For many people, especially women, there’s a constant fear of not doing enough. Not being radical enough. Not sacrificing enough.
That fear keeps people frozen.
Everyday feminism isn’t about replacing activism or structural change. It’s about supporting it. Making it livable. Making it sustainable.
You don’t have to dismantle patriarchy alone. But you can stop reinforcing it in your daily life.
Consistency matters more than intensity.

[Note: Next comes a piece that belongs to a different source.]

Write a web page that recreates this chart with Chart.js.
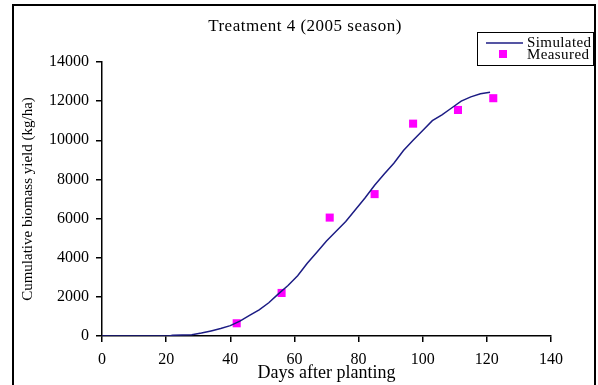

Participation matters more than perfection.
Do men have a role in everyday feminism?
Men have a crucial role in everyday feminism, particularly in unlearning entitlement and actively sharing emotional labor.
This means questioning assumptions about whose time, care, and attention are automatically available; noticing when women are expected to manage feelings, logistics, or conflict; and stepping in without being asked.
It’s about listening without defensiveness, doing the invisible work, and being willing to feel discomfort as old privileges are challenged.
Everyday feminism becomes meaningful when men treat equity as a daily practice, not a favor.
Feminism as a Daily Practice
Feminism isn’t an identity badge you earn. It’s a practice you return to.
It shows up in how you speak, what you tolerate, where you set boundaries, and whose labor you assume is available. It shows up in the moments when it would be easier to stay quiet and you don’t.
Every time you choose equity over convenience, you’re doing feminist work. Quietly. Relentlessly. Effectively.